-- START OF Supplied material --

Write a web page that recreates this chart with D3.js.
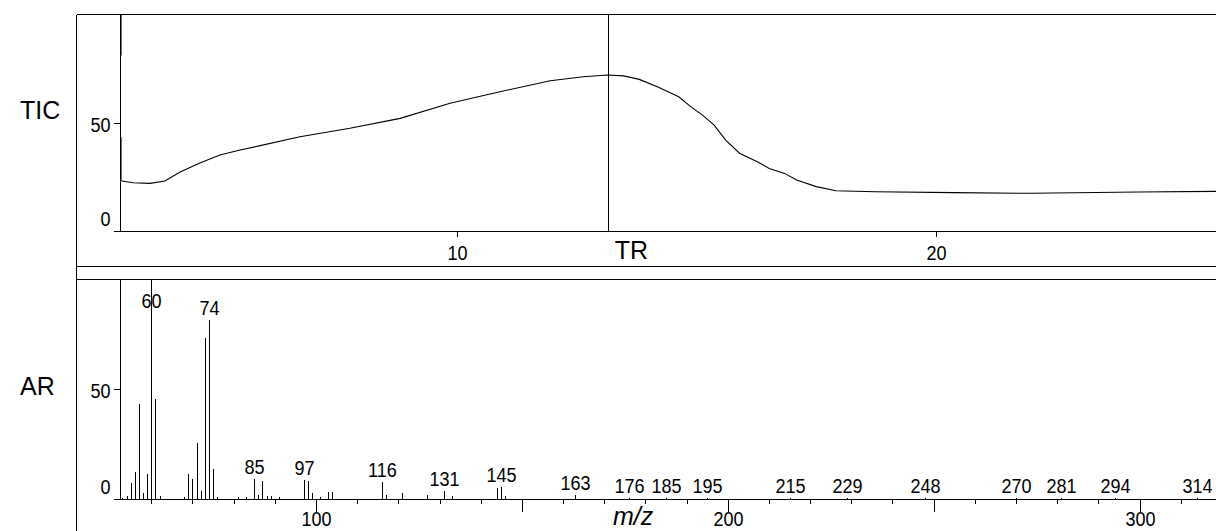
<!DOCTYPE html>
<html>
<head>
<meta charset="utf-8">
<script src="https://cdn.jsdelivr.net/npm/d3@7"></script>
<style>
  html, body { margin: 0; padding: 0; background: #fff; }
  svg { display: block; }
  .num { font-family: "Liberation Sans", Arial, sans-serif; font-size: 21px; fill: #000; }
  .big { font-family: "Liberation Sans", Arial, sans-serif; font-size: 25px; fill: #000; }
  .ax line, .rule { stroke: #000; stroke-width: 1; shape-rendering: crispEdges; }
</style>
</head>
<body>
<svg id="chart" width="1216" height="531"></svg>
<script>
// Total ion current: retention time (min) and relative intensity (%).
// A null value breaks the trace (the off-scale start along the axis).
const ticTime = [2.996, 2.996, 2.996, 2.996, 2.996, 3.02, 3.25, 3.60, 3.91, 4.23, 4.64, 5.06, 5.48, 5.90,
  6.73, 7.77, 8.82, 9.86, 10.90, 11.95, 12.64, 13.15, 13.48, 13.81, 14.22, 14.63, 14.88, 15.12,
  15.37, 15.61, 15.90, 16.27, 16.52, 16.84, 17.09, 17.50, 17.91, 18.73, 20.37, 22.00, 24.22, 25.84, 26.34];
const ticValue = [100, 81, null, 43.4, 23.5, 23.1, 22.3, 22.0, 23.1, 27.2, 31.4, 35.1, 37.4, 39.4,
  43.5, 47.4, 52.0, 59.0, 64.3, 69.4, 71.2, 72.0, 71.6, 70.0, 66.3, 62.0, 57.4, 53.6,
  48.9, 42.0, 35.9, 32.0, 28.9, 26.6, 23.5, 20.5, 18.6, 18.1, 17.7, 17.4, 18.0, 18.3, 18.3];

// Selected retention time of the spectrum shown below
const trTime = 13.15;

// Mass spectrum at TR: m/z and relative abundance (%)
const peakMz = [53, 54, 55, 56, 57, 58, 59, 60, 61, 62, 68, 69, 70, 71, 72, 73, 74, 75, 76, 81, 83,
  85, 86, 87, 88, 89, 91, 97, 98, 99, 101, 103, 104, 116, 117, 121, 127, 131, 133, 144, 145, 146,
  163, 176, 185, 195, 215, 229, 248, 270, 281, 294, 314];
const peakAbundance = [0.6, 1.5, 7.1, 12.2, 42.9, 2.9, 11.3, 100, 45.5, 1.5, 0.8, 11.3, 8.9, 25.6, 3.8, 72.9, 81.2, 13.7, 1.0, 0.8, 0.8,
  8.9, 2.0, 8.0, 1.2, 1.2, 1.0, 8.8, 8.0, 2.5, 0.8, 3.0, 3.0, 7.5, 2.0, 2.5, 2.0, 3.8, 1.5, 4.8, 5.3, 1.5,
  1.8, 0.5, 0.5, 0.5, 0.5, 0.5, 0.5, 0.5, 0.5, 0.5, 0.5];
// Peaks annotated with their m/z
const labelledMz = [60, 74, 85, 97, 116, 131, 145, 163, 176, 185, 195, 215, 229, 248, 270, 281, 294, 314];

// Axis ticks
const ticTimeTicks = [10, 20];
const intensityTicks = [0, 50];
const mzTicks = d3.range(60, 321, 10);
const mzMajorStep = 50;
const mzLabelStep = 100;

const svg = d3.select("#chart");
const frameL = 76, frameT = 14, plotL = 120, plotR = 1240;
const ticBottom = 231, sepA = 266, sepB = 279, arBottom = 499;

const x = d3.scaleLinear().domain([2.975, 26.34]).range([plotL, plotR]);
const yT = d3.scaleLinear().domain([0, 100]).range([ticBottom, frameT + 0.4]);
const mz = d3.scaleLinear().domain([52.4, 324.4]).range([plotL, plotR]);
const yA = d3.scaleLinear().domain([0, 100]).range([arBottom, sepB - 0.5]);

const px = v => Math.round(v) + 0.5;

// Numbers are set in a narrowed sans: move x/y into a transform and squeeze horizontally
const squeeze = 0.86;
function condense(sel) {
  sel.each(function () {
    const t = d3.select(this);
    const tx = +t.attr("x") || 0, ty = +t.attr("y") || 0;
    t.attr("x", 0).attr("y", 0).attr("dy", null)
      .attr("transform", `translate(${tx},${ty}) scale(${squeeze},1)`);
  });
}

// Frame: outer box and the separator band between the two panels
const frame = svg.append("g");
frame.append("line").attr("class", "rule").attr("x1", px(frameL)).attr("x2", 1300).attr("y1", px(frameT)).attr("y2", px(frameT));
frame.append("line").attr("class", "rule").attr("x1", px(frameL)).attr("x2", px(frameL)).attr("y1", px(frameT)).attr("y2", 600);
frame.append("line").attr("class", "rule").attr("x1", px(frameL)).attr("x2", 1300).attr("y1", px(sepA)).attr("y2", px(sepA));
frame.append("line").attr("class", "rule").attr("x1", px(frameL)).attr("x2", 1300).attr("y1", px(sepB)).attr("y2", px(sepB));

// ---------- TIC panel ----------
const gTic = svg.append("g");
gTic.append("line").attr("class", "rule").attr("x1", px(plotL)).attr("x2", px(plotL)).attr("y1", px(frameT)).attr("y2", px(ticBottom));
gTic.append("line").attr("class", "rule").attr("x1", px(plotL)).attr("x2", 1300).attr("y1", px(ticBottom)).attr("y2", px(ticBottom));

const yAxisT = gTic.append("g").attr("class", "ax").attr("transform", `translate(${px(plotL)},0)`)
  .call(d3.axisLeft(yT).tickValues(intensityTicks).tickSize(7).tickFormat(d3.format("d")));
yAxisT.select(".domain").remove();
yAxisT.selectAll(".tick").attr("transform", d => `translate(0,${px(yT(d))})`);
yAxisT.selectAll("text").attr("class", "num").attr("x", -10).attr("dy", null)
  .attr("y", d => d === 0 ? -6 : 8.5).call(condense);

const xAxisT = gTic.append("g").attr("class", "ax").attr("transform", `translate(0,${px(ticBottom)})`)
  .call(d3.axisBottom(x).tickValues(ticTimeTicks).tickSize(5).tickFormat(d3.format("d")));
xAxisT.select(".domain").remove();
xAxisT.selectAll(".tick").attr("transform", d => `translate(${px(x(d))},0)`);
xAxisT.selectAll("text").attr("class", "num").attr("dy", null).attr("y", 28).call(condense);

const ticPoints = ticTime.map((t, i) => [t, ticValue[i]]);
const ticLine = d3.line()
  .defined(d => d[1] != null)
  .x(d => x(d[0]))
  .y(d => yT(d[1]));
gTic.append("path").datum(ticPoints)
  .attr("d", ticLine)
  .attr("fill", "none").attr("stroke", "#000").attr("stroke-width", 1.1);

gTic.append("line").attr("class", "rule")
  .attr("x1", px(x(trTime))).attr("x2", px(x(trTime)))
  .attr("y1", px(frameT)).attr("y2", px(ticBottom));

svg.append("text").attr("class", "big").attr("x", 20).attr("y", 119).text("TIC");
svg.append("text").attr("class", "big").attr("x", x(trTime) + 7).attr("y", 259).text("TR");

// ---------- Spectrum panel ----------
const gAr = svg.append("g");
gAr.append("line").attr("class", "rule").attr("x1", px(plotL)).attr("x2", px(plotL)).attr("y1", px(sepB)).attr("y2", px(arBottom));
gAr.append("line").attr("class", "rule").attr("x1", px(plotL)).attr("x2", 1300).attr("y1", px(arBottom)).attr("y2", px(arBottom));

const yAxisA = gAr.append("g").attr("class", "ax").attr("transform", `translate(${px(plotL)},0)`)
  .call(d3.axisLeft(yA).tickValues(intensityTicks).tickSize(7).tickFormat(d3.format("d")));
yAxisA.select(".domain").remove();
yAxisA.selectAll(".tick").attr("transform", d => `translate(0,${px(yA(d))})`);
yAxisA.selectAll("text").attr("class", "num").attr("x", -10).attr("dy", null)
  .attr("y", d => d === 0 ? -6 : 8.5).call(condense);

const xAxisA = gAr.append("g").attr("class", "ax").attr("transform", `translate(0,${px(arBottom)})`)
  .call(d3.axisBottom(mz).tickValues(mzTicks).tickSize(4)
    .tickFormat(d => d % mzLabelStep === 0 ? d : ""));
xAxisA.select(".domain").remove();
xAxisA.selectAll(".tick").attr("transform", d => `translate(${px(mz(d))},0)`);
xAxisA.selectAll(".tick line").attr("y2", d => d % mzMajorStep === 0 ? 12 : 4);
xAxisA.selectAll("text").attr("class", "num").attr("dy", null).attr("y", 26.5).call(condense);

const peaks = peakMz.map((m, i) => ({ m, a: peakAbundance[i] }));
gAr.append("g").selectAll("line").data(peaks).join("line")
  .attr("class", "rule")
  .attr("x1", d => px(mz(d.m))).attr("x2", d => px(mz(d.m)))
  .attr("y1", px(arBottom)).attr("y2", d => Math.max(yA(d.a), sepB));

const labelTopLimit = sepB + 29;
gAr.append("g").selectAll("text").data(peaks.filter(d => labelledMz.includes(d.m))).join("text")
  .attr("class", "num")
  .attr("text-anchor", "middle")
  .attr("x", d => px(mz(d.m)))
  .attr("y", d => Math.max(yA(d.a) - 5, labelTopLimit))
  .text(d => d.m)
  .call(condense);

svg.append("text").attr("class", "big").attr("x", 20).attr("y", 395).text("AR");
svg.append("text").attr("class", "big").attr("x", 613).attr("y", 525)
  .attr("font-style", "italic").text("m/z");
</script>
</body>
</html>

-- END OF Supplied material --

[Exercise description]:
Search the lines above for the string "with" and copy each line that has it.

[Response]:
Write a web page that recreates this chart with D3.js.
// Peaks annotated with their m/z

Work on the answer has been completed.